I am not looking for sympathy, really I am not.  Because even though in one moment I could wish it was a little easier, in the next breath, I am so very thankful that I have not had everything I have wanted.  Sure troubles can be frustrating, but there is a deep contentment within that fills me with peace when I am tempted to wonder why things are not easier.  I trust my God and He is sovereign and perfect in His provision.

Where it hurts the most is when I would want to do more for my children or other people but cannot. In this, too, I can rest in God’s wisdom and plan.  He is their Provider, and mine, too.  He is the One Who meets our every need.  If He does not use me to provide for someone else’s need, He has someone else appointed.  What I have felt as lack perhaps is not lack at all and can also cause me to get creative and contemplate what I can do with what God has given.

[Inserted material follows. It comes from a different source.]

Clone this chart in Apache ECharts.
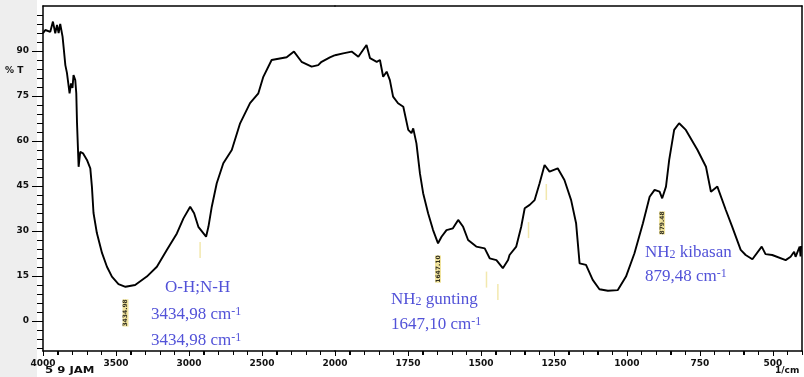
<!DOCTYPE html>
<html><head><meta charset="utf-8">
<script src="https://cdn.jsdelivr.net/npm/echarts@6/dist/echarts.min.js"></script>
<style>html,body{margin:0;padding:0;background:#fff}#c{width:804px;height:377px}</style>
</head><body><div id="c"></div>
<script>
// ---- data ----
const wavenumbers = [4000,3984,3950,3932,3916,3904,3893,3882,3866,3859,3847,3836,3825,3818,3808,3798,3791,3779,3772,3767,3756,3745,3726,3699,3676,3665,3654,3631,3596,3562,3528,3483,3435,3369,3289,3220,3152,3083,3038,2992,2965,2936,2883,2867,2844,2810,2765,2707,2650,2582,2525,2491,2434,2331,2281,2229,2160,2115,2092,2035,2000,
1972,1943,1920,1892,1880,1857,1846,1835,1823,1812,1801,1784,1766,1749,1738,1732,1721,1709,1698,1681,1664,1647,1635,1618,1596,1578,1561,1544,1516,1487,1470,1447,1425,1407,1402,1379,1362,1350,1333,1316,1299,1282,1265,1237,1214,1191,1174,1162,1140,1117,1094,1065,1031,1003,974,945,922,905,888,879,866,855,838,821,798,758,729,712,690,661,639,610,593,570,538,525,502,456,439,427,422,408,405,403];
const transmittance = [95.9,97,96.4,99.8,95.9,98.7,96,99,94.8,91.4,85.3,82.7,83.1,75.9,79.2,77.7,82,80.3,75.9,66,51.4,56.4,55.9,53.7,50.9,44.8,36,29.3,22.7,18.1,14.8,12.3,11.4,12,14.8,18.1,23.7,29.2,34.2,38.1,35.9,31.4,28.1,31.4,38.1,45.9,52.6,57,65.9,72.6,75.9,81.4,87,87.9,89.8,86.4,84.8,85.3,86.4,87.9,88.6,
89.2,89.8,88.1,92,87.6,86.4,87,81.4,83.1,80.3,74.8,72.6,71.4,63.7,62.6,64.2,59.2,49.2,42.6,35.9,30.3,25.9,28.1,30.3,30.9,33.7,31.4,27,24.8,24.2,20.9,20.3,17.6,20.3,22,24.8,31.4,37.6,38.7,40.3,45.9,52,49.8,50.9,47,40.3,32.6,19.2,18.7,13.7,10.6,10.1,10.3,14.8,22.6,32.6,41.4,43.7,43.1,40.9,44.8,53.7,63.7,65.9,63.7,57,51.4,43.1,44.8,37,31.4,23.7,22,20.6,24.8,22.3,22,20.3,21.4,23.1,21.4,24.8,21.5,25];
const xLabelsHigh = [4000,3500,3000,2500];
const xLabelsLow = [2000,1750,1500,1250,1000,750,500];
const yLabels = [0,15,30,45,60,75,90];
const peakWn = [3434.98, 1647.10, 879.48];
const peakMarkT = [3.7, 18.3, 33.7];
const minorPeakWn = [2924, 1481, 1442, 1337, 1276];
const minorPeakT = [23.7, 13.8, 9.7, 30.3, 43];
const annotationLines = [
  ['O-H;N-H'],
  ['3434,98 cm', '-1'],
  ['3434,98 cm', '-1'],
  ['NH', '2', ' gunting'],
  ['1647,10 cm', '-1'],
  ['NH', '2', ' kibasan'],
  ['879,48 cm', '-1']
];

// ---- tick values ----
const xTicksHigh = []; for (let v = 2100; v <= 4000; v += 100) xTicksHigh.push(v);
const xTicksLow = []; for (let v = 400; v <= 2000; v += 50) xTicksLow.push(v);
const yTicks = []; for (let v = -9; v <= 104; v += 3) yTicks.push(v);

// ---- build ----
function part(ws, ts, high) {
  const out = [];
  for (let i = 0; i < ws.length; i++) {
    const w = ws[i];
    if (high ? w >= 2000 : w <= 2000) out.push([w, ts[i]]);
  }
  return out;
}
function pick(ws, ts, high) {
  const out = [];
  for (let i = 0; i < ws.length; i++) if (high ? ws[i] > 2000 : ws[i] < 2000) out.push([ws[i], ts[i]]);
  return out;
}

const AX = '#000';
const tickFont = {fontFamily: 'DejaVu Sans', fontWeight: 'bold', fontSize: 9, color: '#111', formatter: v => String(v)};
function bottomAxis(grid, min, max, interval, labels) {
  return {type: 'value', gridIndex: grid, min: min, max: max, interval: interval, inverse: true, position: 'bottom',
    axisLine: {onZero: false, lineStyle: {color: AX, width: 1.5}},
    axisTick: {show: true, length: 4, lineStyle: {color: '#000', width: 1}},
    axisLabel: Object.assign({customValues: labels, margin: 8}, tickFont),
    splitLine: {show: false}};
}
function frameX(grid, min, max) {
  return {type: 'value', gridIndex: grid, min: min, max: max, inverse: true, position: 'top',
    axisLine: {onZero: false, lineStyle: {color: AX, width: 1.5}},
    axisTick: {show: false}, axisLabel: {show: false}, splitLine: {show: false}};
}

const annTop = [279, 306, 332, 291, 316, 244, 268];
const annLeft = [165, 151, 151, 391, 391, 645, 645];
const annColor = '#5252d8';
const serif = '"Liberation Serif", "Times New Roman", serif';
const rich = {
  m: {fontFamily: serif, fontSize: 17, lineHeight: 17, fill: annColor, verticalAlign: 'bottom'},
  sup: {fontFamily: serif, fontSize: 12, lineHeight: 12, fill: annColor, verticalAlign: 'top'},
  sub: {fontFamily: serif, fontSize: 12, lineHeight: 12, fill: annColor, verticalAlign: 'bottom'}
};
const graphics = [
  {type: 'rect', left: 0, top: 0, z: -10, shape: {width: 37, height: 377}, style: {fill: '#eeeeee'}},
  {type: 'text', left: 5, top: 66, style: {text: '% T', font: 'bold 9px "DejaVu Sans"', fill: '#111'}},
  {type: 'text', x: 45, y: 366, scaleX: 1.3, style: {text: '5 9 JAM', font: 'bold 9px "DejaVu Sans"', fill: '#111'}},
  {type: 'text', left: 775, top: 366, style: {text: '1/cm', font: 'bold 9px "DejaVu Sans"', fill: '#111'}}
];
annotationLines.forEach((parts, i) => {
  let txt;
  if (parts.length === 1) txt = '{m|' + parts[0] + '}';
  else if (parts.length === 2) txt = '{m|' + parts[0] + '}{sup|' + parts[1] + '}';
  else txt = '{m|' + parts[0] + '}{sub|' + parts[1] + '}{m|' + parts[2] + '}';
  graphics.push({type: 'text', left: annLeft[i], top: annTop[i], style: {text: txt, rich: rich}});
});

function peakSeries(high, xi, yi) {
  return {type: 'scatter', xAxisIndex: xi, yAxisIndex: yi, symbolSize: 1, itemStyle: {color: 'rgba(0,0,0,0)'},
    data: pick(peakWn, peakMarkT, high),
    label: {show: true, position: 'inside', rotate: 90, offset: [-3, 0], fontSize: 6, fontWeight: 'bold',
      fontFamily: 'DejaVu Sans', color: '#000', backgroundColor: '#ecdc84',
      formatter: p => p.value[0].toFixed(2)}, z: 5, silent: true};
}
function minorSeries(high, xi, yi) {
  return {type: 'scatter', xAxisIndex: xi, yAxisIndex: yi, symbol: 'rect', symbolSize: [1.5, 16],
    itemStyle: {color: '#efe29a'},
    data: pick(minorPeakWn, minorPeakT, high),
    silent: true, z: 1};
}
// axis ticks drawn through the cartesian's own scale (api.coord), as filled rects
function xTickSeries(xi, yi, values, majorStep) {
  return {type: 'custom', xAxisIndex: xi, yAxisIndex: yi, clip: false, silent: true, z: 10,
    data: values.map(v => [v, -10]),
    renderItem: function (params, api) {
      const v = api.value(0);
      const p = api.coord([v, api.value(1)]);
      const len = (v % majorStep === 0) ? 5 : 4;
      return {type: 'rect', shape: {x: Math.round(p[0]), y: Math.round(p[1]), width: 1, height: len},
        style: {fill: '#000'}};
    }};
}
function yTickSeries(values) {
  return {type: 'custom', xAxisIndex: 0, yAxisIndex: 0, clip: false, silent: true, z: 10,
    data: values.map(v => [4000, v]),
    renderItem: function (params, api) {
      const v = api.value(1);
      const p = api.coord([api.value(0), v]);
      const major = yLabels.indexOf(v) >= 0;
      const len = major ? 11 : 6;
      return {type: 'rect', shape: {x: Math.round(p[0]) - len, y: Math.round(p[1]), width: len, height: 1},
        style: {fill: '#000'}};
    }};
}

// plot area: top 6, 345px tall for -10..105 (3 px per %T); x split at 2000
const option = {
  backgroundColor: '#fff',
  animation: false,
  grid: [
    {left: 43, top: 6, width: 292, height: 345},
    {left: 335, top: 6, width: 467, height: 345}
  ],
  xAxis: [
    bottomAxis(0, 2000, 4000, 100, xLabelsHigh),
    bottomAxis(1, 400, 2000, 50, xLabelsLow),
    frameX(0, 2000, 4000),
    frameX(1, 400, 2000)
  ],
  yAxis: [
    {type: 'value', gridIndex: 0, min: -10, max: 105, position: 'left',
      axisLine: {show: true, onZero: false, lineStyle: {color: AX, width: 1.5}},
      axisTick: {show: true, customValues: yLabels, length: 11, lineStyle: {color: '#000', width: 1}},
      axisLabel: Object.assign({customValues: yLabels, margin: 14}, tickFont),
      splitLine: {show: false}},
    {type: 'value', gridIndex: 1, min: -10, max: 105, position: 'right',
      axisLine: {show: true, onZero: false, lineStyle: {color: AX, width: 1.5}},
      axisTick: {show: false}, axisLabel: {show: false}, splitLine: {show: false}}
  ],
  series: [
    {type: 'line', xAxisIndex: 0, yAxisIndex: 0, data: part(wavenumbers, transmittance, true),
      showSymbol: false, lineStyle: {color: '#000', width: 1.9}, z: 3, silent: true},
    {type: 'line', xAxisIndex: 1, yAxisIndex: 1, data: part(wavenumbers, transmittance, false),
      showSymbol: false, lineStyle: {color: '#000', width: 1.9}, z: 3, silent: true},
    peakSeries(true, 0, 0), peakSeries(false, 1, 1),
    minorSeries(true, 0, 0), minorSeries(false, 1, 1),
    xTickSeries(0, 0, xTicksHigh, 500),
    xTickSeries(1, 1, xTicksLow, 250),
    yTickSeries(yTicks)
  ],
  graphic: graphics
};
const chart = echarts.init(document.getElementById('c'), null, {renderer: 'canvas'});
chart.setOption(option);
</script>
</body></html>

So, without sounding hyper-spiritual, where is the blessing in not having all that I want?  Not having enough of what I thought I needed causes me to ask my Heavenly Father for help.  The hunger for more is replaced with a longing for God and I am always satisfied in His presence far more than the temporary satisfaction of comfort or materialistic goods.

This flies in the face of prosperity theology, which would proclaim that we always have an abundance.  Defining that abundance, though, is difficult to do.  When is enough, enough?  Perhaps what we have is an abundance, already.  Let that sink in.  A home, vehicles, clothing, food, electricity, a garden – sounds more blessed than I deserve.

That is what happens when I enter into His presence.  My perspective is changed and what I perceived as plain and not sufficient becomes more than I could ever thank God enough for.  Perhaps having less than all I want is more beautiful, after all.

Lord, help us to be content when others around us appear to be without troubles and humble enough to help those around us who look at us in the same way.